| Given request |
Among the entries below, one stretch runs from the line that contains "Emit a Python" through the line that contains "p3_alpha = [1.0, 1.0, 1.0, 0.5, 1.0]". Repeat that stretch exactly, ends included, and only that.

+++ Data excerpts +++

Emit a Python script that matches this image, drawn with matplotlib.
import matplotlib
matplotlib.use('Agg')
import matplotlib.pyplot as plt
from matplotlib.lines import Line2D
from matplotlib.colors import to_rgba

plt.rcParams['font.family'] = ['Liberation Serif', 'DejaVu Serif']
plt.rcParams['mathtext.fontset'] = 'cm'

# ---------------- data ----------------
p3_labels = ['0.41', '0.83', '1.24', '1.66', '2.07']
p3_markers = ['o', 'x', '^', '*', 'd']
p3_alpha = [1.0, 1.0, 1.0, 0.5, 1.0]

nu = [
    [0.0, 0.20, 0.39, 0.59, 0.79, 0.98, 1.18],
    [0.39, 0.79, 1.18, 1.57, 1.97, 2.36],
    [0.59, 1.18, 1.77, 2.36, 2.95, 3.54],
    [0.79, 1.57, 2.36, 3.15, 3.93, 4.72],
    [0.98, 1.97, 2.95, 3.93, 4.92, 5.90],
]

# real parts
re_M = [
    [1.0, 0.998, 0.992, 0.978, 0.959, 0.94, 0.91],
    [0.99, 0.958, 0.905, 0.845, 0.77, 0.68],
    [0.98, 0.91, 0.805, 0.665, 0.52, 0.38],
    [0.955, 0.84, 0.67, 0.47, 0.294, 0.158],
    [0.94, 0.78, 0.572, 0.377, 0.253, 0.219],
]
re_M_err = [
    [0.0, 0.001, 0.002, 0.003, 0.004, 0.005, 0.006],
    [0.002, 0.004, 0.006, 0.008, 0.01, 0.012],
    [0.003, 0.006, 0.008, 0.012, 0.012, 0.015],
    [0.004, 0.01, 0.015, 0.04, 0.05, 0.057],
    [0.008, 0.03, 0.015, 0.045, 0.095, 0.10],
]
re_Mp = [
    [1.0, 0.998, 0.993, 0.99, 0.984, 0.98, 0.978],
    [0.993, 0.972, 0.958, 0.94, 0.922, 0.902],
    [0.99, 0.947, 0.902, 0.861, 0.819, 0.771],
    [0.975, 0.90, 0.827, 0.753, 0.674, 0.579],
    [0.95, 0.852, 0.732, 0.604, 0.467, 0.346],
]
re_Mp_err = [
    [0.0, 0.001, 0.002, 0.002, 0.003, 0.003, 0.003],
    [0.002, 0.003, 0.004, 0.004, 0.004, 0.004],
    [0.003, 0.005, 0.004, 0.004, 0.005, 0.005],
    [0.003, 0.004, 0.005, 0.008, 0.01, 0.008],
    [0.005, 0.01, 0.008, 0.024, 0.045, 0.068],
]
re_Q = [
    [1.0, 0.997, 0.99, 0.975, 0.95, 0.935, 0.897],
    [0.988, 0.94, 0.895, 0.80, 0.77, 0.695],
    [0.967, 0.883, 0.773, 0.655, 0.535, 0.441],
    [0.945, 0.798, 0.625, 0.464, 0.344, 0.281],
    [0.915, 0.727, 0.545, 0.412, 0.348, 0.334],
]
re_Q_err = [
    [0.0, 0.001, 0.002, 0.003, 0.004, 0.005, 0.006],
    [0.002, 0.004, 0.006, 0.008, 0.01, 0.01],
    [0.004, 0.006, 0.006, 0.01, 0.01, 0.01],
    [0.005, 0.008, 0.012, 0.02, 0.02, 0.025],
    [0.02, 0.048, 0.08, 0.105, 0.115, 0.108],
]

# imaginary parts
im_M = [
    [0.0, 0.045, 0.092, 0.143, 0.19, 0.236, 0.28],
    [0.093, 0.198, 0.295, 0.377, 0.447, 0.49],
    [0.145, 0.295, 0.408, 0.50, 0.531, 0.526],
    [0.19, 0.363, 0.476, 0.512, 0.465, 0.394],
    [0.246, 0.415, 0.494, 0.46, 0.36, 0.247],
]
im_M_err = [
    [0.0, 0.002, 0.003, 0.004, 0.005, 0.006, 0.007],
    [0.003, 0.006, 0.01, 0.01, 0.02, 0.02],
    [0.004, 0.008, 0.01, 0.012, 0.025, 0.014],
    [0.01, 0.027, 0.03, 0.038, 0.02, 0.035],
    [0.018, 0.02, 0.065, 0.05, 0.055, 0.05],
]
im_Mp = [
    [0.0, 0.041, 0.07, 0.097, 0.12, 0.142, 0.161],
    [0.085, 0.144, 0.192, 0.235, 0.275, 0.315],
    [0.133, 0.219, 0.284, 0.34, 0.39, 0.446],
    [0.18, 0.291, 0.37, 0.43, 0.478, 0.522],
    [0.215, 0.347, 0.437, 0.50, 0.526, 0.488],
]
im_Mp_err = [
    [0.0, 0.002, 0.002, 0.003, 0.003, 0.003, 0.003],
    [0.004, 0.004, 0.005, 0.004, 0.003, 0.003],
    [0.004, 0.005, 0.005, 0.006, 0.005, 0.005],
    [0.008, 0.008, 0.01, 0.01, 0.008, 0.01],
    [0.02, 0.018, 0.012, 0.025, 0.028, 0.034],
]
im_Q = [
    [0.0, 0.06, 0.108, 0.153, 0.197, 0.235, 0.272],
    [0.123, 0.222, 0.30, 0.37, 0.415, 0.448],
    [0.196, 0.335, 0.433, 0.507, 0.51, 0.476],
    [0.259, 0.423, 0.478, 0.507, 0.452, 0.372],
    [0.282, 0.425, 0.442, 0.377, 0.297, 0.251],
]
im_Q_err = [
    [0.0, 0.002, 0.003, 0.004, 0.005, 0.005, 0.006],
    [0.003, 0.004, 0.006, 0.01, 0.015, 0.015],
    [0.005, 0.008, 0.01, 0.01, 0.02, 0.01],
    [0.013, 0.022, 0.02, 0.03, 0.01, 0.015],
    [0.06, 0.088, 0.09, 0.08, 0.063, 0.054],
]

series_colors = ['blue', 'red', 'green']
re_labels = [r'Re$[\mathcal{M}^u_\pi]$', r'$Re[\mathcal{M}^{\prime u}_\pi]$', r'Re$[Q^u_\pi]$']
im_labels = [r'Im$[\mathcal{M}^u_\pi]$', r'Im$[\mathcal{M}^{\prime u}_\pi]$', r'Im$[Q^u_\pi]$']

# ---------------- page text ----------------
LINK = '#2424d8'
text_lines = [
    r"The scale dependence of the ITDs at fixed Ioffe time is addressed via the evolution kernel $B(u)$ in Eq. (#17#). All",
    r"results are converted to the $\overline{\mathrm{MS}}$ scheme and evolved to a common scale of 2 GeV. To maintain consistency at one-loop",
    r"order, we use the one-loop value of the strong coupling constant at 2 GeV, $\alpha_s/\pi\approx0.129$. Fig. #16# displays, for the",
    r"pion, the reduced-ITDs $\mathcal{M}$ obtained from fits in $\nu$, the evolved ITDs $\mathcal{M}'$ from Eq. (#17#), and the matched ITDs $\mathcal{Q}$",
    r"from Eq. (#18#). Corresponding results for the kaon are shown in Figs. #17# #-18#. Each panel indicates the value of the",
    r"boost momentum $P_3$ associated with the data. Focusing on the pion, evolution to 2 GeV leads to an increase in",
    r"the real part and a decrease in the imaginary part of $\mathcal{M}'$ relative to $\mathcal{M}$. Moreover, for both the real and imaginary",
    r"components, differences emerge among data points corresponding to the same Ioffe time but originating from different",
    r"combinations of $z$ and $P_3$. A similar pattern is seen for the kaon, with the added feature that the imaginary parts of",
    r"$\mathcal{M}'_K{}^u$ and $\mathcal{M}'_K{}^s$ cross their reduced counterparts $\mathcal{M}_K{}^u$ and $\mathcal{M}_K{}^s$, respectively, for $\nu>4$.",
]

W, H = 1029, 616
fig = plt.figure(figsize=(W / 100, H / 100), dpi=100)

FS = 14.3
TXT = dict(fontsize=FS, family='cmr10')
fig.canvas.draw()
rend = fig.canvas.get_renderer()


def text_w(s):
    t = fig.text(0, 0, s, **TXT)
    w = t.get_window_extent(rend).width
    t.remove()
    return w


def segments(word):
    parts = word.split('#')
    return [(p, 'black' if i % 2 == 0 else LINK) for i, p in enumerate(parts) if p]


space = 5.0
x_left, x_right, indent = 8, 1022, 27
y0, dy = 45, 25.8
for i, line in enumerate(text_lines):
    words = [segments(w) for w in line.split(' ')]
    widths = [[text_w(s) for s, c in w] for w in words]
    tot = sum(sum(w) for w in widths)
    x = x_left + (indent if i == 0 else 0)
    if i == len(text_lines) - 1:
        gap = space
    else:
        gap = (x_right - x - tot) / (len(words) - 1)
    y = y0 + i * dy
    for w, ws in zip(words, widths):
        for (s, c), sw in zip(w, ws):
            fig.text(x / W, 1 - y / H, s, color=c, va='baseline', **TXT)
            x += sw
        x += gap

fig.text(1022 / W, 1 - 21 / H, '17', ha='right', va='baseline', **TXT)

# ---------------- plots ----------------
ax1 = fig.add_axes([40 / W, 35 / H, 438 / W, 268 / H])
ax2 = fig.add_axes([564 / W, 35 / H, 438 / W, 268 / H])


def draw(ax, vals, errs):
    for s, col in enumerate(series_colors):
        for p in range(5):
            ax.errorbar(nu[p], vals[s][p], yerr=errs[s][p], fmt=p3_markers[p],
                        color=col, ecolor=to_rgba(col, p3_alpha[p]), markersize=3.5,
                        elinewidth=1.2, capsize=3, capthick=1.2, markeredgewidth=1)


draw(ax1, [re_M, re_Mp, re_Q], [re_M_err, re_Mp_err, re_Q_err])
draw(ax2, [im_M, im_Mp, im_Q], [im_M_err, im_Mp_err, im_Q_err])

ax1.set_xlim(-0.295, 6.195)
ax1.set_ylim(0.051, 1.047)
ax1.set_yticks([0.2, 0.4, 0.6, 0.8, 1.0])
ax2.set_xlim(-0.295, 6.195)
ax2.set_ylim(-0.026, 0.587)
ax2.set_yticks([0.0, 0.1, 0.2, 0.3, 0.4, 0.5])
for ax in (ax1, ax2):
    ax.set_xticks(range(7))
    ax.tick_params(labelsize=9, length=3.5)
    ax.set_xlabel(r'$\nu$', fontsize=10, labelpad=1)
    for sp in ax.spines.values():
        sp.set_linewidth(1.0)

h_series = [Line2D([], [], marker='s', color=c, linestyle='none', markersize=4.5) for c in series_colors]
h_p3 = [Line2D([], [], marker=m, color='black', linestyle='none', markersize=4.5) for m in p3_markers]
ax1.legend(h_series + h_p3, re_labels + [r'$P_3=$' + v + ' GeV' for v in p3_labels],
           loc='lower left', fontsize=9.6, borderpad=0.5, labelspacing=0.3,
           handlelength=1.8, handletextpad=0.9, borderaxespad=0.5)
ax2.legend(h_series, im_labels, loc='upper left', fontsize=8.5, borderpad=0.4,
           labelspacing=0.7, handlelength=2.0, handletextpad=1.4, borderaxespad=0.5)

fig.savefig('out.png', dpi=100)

+++
+++ Data excerpts +++

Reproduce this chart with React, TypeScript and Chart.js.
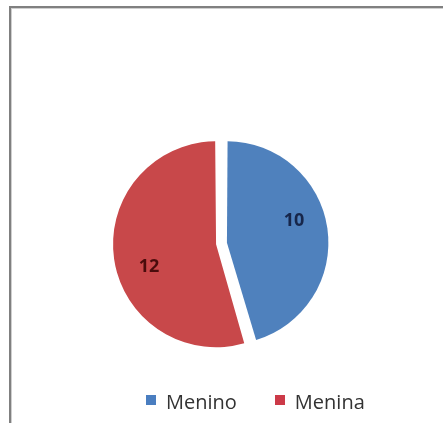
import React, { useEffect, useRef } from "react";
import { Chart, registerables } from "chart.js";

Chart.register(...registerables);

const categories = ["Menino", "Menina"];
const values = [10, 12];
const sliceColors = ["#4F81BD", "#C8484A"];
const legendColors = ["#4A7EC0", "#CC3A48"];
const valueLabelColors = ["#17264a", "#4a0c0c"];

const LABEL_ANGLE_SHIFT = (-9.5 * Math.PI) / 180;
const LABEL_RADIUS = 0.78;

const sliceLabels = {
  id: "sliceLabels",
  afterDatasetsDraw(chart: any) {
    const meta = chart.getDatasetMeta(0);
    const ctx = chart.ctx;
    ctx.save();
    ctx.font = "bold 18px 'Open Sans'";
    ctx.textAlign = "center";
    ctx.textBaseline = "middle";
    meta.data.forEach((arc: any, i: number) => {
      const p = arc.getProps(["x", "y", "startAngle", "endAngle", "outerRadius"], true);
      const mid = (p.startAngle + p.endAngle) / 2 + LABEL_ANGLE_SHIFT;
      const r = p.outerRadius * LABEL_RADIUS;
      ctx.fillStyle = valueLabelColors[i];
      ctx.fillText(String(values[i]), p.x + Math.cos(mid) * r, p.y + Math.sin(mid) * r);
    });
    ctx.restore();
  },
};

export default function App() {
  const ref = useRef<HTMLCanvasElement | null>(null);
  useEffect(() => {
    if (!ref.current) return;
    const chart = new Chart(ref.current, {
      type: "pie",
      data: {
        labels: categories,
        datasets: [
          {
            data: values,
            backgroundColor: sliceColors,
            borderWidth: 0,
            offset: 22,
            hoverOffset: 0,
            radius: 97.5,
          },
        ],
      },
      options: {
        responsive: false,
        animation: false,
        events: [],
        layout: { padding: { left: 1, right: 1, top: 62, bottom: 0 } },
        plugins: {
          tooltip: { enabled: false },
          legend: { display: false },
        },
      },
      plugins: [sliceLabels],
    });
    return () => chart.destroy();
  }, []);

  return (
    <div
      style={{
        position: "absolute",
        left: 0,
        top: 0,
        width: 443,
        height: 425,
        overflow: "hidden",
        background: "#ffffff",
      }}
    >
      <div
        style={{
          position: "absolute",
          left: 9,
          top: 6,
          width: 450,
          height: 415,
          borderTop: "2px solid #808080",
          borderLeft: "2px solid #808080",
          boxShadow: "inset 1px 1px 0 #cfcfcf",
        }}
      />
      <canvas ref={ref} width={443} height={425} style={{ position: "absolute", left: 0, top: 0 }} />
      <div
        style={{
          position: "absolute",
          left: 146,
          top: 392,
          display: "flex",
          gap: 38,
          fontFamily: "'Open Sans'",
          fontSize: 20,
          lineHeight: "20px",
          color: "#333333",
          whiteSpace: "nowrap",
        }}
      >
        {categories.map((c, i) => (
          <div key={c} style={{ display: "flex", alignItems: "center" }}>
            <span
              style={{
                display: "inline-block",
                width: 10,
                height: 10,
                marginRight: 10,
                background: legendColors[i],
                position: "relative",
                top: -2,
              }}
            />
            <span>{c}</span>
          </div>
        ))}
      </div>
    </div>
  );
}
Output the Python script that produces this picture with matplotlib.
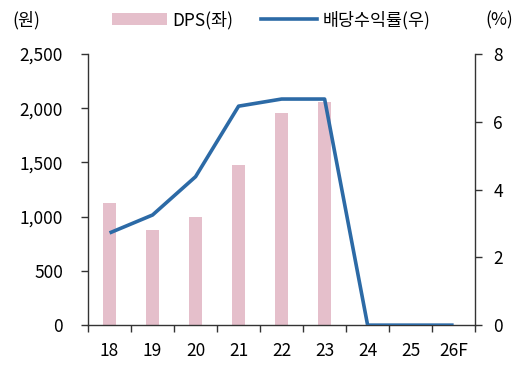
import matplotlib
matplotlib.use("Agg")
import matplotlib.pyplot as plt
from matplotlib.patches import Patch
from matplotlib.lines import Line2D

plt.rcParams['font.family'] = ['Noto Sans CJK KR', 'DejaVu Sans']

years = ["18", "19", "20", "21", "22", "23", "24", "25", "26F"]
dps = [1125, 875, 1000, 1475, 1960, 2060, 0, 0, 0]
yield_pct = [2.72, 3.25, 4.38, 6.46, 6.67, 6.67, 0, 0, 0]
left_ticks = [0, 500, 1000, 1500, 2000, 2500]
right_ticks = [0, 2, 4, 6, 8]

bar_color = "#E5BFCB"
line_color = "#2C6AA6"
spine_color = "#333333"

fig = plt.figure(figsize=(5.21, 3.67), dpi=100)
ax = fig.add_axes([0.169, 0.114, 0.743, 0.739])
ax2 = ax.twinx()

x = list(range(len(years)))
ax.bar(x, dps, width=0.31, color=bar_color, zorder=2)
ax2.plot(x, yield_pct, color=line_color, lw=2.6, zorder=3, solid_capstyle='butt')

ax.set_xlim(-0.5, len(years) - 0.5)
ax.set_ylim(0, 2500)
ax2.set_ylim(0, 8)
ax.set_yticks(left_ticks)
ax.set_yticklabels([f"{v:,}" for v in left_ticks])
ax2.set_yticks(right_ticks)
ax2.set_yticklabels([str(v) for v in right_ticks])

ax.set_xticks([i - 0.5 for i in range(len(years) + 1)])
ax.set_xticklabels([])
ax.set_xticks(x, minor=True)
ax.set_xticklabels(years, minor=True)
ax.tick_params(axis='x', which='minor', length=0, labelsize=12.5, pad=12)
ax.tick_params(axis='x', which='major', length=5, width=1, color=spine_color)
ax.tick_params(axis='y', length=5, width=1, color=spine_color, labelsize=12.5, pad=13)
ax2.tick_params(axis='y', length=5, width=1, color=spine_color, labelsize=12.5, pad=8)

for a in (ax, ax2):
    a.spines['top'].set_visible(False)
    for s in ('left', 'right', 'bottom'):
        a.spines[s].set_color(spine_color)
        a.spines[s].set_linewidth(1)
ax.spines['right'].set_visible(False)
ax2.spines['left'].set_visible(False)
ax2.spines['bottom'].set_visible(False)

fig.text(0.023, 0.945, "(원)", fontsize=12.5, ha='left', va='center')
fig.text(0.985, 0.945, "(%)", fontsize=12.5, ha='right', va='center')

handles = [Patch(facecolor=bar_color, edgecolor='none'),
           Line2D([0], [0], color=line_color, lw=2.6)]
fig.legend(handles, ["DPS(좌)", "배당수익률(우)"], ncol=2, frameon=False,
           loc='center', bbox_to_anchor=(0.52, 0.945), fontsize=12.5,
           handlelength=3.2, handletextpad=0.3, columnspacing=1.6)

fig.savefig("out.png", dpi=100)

+++
+++ Data excerpts +++

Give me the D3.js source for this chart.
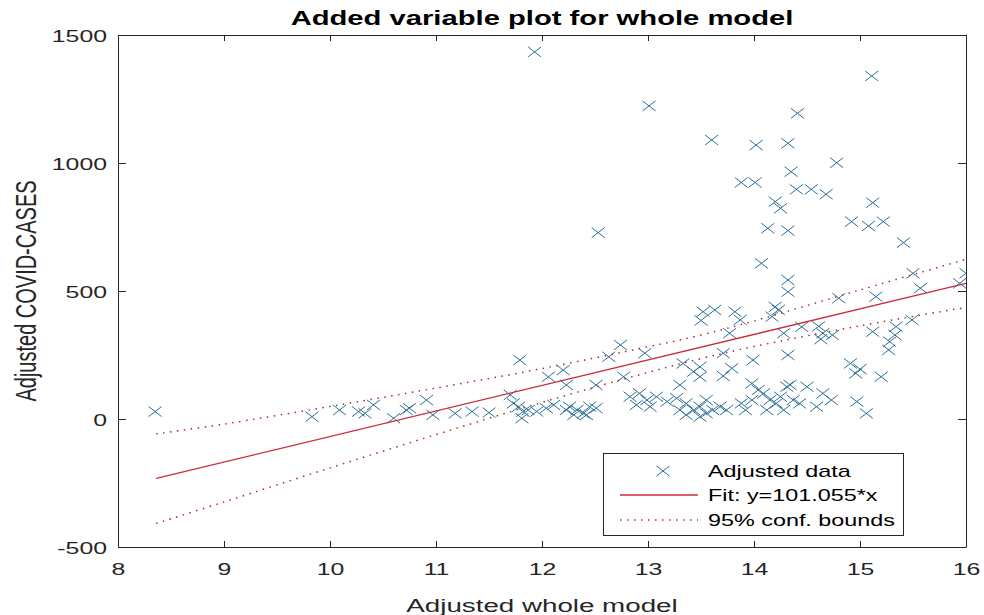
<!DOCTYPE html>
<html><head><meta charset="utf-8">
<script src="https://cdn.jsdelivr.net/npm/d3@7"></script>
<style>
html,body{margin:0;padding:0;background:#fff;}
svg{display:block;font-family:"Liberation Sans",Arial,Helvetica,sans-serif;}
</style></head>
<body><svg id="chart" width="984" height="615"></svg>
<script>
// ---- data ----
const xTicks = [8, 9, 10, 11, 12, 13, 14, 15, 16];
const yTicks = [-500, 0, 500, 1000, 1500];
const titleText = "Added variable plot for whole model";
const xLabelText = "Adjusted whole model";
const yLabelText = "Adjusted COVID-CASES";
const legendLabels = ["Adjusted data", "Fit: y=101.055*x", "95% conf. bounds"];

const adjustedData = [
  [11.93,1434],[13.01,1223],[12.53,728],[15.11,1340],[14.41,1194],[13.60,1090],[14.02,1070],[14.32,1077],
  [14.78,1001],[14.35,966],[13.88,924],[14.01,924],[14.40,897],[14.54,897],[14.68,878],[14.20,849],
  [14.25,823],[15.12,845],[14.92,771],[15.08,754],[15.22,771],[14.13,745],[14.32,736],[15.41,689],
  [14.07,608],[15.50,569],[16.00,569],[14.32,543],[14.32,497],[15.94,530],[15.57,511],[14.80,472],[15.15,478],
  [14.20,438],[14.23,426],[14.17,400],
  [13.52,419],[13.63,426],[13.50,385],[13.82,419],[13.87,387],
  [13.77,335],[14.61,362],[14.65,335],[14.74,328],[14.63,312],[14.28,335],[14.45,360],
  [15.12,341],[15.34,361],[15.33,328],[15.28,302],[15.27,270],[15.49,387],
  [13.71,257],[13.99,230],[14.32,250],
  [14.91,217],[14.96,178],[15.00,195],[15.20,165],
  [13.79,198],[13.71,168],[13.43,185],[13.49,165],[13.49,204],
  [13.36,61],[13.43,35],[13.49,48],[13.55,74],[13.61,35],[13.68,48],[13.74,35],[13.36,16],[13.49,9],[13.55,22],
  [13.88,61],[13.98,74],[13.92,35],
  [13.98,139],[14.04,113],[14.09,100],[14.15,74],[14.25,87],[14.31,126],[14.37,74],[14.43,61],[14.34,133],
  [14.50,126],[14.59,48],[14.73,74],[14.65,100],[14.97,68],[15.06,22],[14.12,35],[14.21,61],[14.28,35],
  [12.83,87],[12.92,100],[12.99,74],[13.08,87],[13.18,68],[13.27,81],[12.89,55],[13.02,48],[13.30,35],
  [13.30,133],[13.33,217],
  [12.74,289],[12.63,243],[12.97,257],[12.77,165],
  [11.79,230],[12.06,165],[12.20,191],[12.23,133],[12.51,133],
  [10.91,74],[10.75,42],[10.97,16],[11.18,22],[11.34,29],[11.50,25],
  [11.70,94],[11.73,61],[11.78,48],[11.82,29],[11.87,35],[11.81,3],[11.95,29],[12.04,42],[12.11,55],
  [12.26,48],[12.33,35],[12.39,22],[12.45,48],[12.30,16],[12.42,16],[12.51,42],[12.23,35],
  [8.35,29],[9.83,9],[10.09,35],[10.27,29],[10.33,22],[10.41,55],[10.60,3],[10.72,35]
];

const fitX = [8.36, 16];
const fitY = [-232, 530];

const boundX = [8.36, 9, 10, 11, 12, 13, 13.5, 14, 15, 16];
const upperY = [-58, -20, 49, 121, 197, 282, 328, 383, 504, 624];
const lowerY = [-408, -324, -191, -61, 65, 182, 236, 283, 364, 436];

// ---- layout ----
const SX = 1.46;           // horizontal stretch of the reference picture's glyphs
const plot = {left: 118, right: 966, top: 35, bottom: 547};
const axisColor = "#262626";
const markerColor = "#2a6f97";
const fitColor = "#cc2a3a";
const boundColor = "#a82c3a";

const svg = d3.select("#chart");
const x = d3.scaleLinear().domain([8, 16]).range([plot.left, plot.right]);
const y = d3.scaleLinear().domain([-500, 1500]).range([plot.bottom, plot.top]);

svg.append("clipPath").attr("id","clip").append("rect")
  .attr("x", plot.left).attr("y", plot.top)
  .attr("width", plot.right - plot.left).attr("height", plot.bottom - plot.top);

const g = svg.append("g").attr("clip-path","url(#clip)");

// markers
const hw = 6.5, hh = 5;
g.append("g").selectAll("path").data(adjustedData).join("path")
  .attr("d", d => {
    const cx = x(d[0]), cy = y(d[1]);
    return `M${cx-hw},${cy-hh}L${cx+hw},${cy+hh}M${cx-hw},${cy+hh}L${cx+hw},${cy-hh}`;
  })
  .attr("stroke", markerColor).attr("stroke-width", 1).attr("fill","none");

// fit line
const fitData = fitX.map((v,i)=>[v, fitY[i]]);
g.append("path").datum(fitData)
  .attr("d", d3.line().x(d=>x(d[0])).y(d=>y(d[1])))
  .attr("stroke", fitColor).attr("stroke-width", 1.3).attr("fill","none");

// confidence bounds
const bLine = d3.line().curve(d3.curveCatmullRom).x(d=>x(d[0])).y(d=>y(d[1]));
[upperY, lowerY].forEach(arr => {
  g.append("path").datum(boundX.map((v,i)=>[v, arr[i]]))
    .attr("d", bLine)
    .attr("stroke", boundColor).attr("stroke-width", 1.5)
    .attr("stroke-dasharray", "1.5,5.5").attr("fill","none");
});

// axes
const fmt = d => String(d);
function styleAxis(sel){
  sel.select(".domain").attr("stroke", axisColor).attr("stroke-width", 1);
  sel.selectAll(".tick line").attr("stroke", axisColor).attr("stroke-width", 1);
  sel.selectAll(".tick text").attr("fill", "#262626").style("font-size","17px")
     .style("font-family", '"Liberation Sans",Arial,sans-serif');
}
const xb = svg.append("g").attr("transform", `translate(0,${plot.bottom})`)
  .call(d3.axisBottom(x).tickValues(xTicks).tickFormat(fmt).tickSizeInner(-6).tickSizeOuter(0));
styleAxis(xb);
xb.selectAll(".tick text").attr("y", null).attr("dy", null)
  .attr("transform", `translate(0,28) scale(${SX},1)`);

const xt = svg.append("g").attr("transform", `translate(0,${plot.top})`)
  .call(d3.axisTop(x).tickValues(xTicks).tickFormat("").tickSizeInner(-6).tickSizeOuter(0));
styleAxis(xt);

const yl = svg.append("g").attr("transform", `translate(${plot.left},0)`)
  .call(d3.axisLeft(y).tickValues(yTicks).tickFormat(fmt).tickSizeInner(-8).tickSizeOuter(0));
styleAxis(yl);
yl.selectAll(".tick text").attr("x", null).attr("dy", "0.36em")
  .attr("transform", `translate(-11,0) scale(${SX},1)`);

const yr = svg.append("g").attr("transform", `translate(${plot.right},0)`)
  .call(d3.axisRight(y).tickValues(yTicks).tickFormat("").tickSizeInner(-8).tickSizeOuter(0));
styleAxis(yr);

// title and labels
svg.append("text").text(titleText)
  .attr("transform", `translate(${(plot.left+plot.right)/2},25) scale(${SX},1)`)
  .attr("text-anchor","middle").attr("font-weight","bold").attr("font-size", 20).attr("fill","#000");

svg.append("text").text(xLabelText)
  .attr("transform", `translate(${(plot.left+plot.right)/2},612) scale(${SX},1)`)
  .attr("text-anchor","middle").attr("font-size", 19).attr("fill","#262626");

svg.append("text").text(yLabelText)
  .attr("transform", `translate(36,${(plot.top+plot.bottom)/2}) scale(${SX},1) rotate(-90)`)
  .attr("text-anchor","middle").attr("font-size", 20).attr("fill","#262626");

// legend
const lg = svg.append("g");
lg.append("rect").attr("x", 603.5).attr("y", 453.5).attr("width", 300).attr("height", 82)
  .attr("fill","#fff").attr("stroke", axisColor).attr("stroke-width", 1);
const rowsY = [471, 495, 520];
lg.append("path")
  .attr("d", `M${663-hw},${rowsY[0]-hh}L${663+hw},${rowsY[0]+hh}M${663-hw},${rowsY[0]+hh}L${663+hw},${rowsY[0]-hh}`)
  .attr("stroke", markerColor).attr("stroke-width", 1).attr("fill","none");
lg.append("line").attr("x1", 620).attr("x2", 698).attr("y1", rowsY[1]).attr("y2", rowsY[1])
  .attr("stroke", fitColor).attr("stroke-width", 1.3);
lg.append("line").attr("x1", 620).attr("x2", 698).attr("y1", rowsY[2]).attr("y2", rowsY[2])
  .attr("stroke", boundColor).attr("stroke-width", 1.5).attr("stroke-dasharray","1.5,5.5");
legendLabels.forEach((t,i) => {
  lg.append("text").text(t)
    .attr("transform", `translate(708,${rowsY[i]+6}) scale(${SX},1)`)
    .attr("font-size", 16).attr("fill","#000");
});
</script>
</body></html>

+++

| Output for this exercise |
Emit a Python script that matches this image, drawn with matplotlib.
import matplotlib
matplotlib.use('Agg')
import matplotlib.pyplot as plt
from matplotlib.lines import Line2D
from matplotlib.colors import to_rgba

plt.rcParams['font.family'] = ['Liberation Serif', 'DejaVu Serif']
plt.rcParams['mathtext.fontset'] = 'cm'

# ---------------- data ----------------
p3_labels = ['0.41', '0.83', '1.24', '1.66', '2.07']
p3_markers = ['o', 'x', '^', '*', 'd']
p3_alpha = [1.0, 1.0, 1.0, 0.5, 1.0]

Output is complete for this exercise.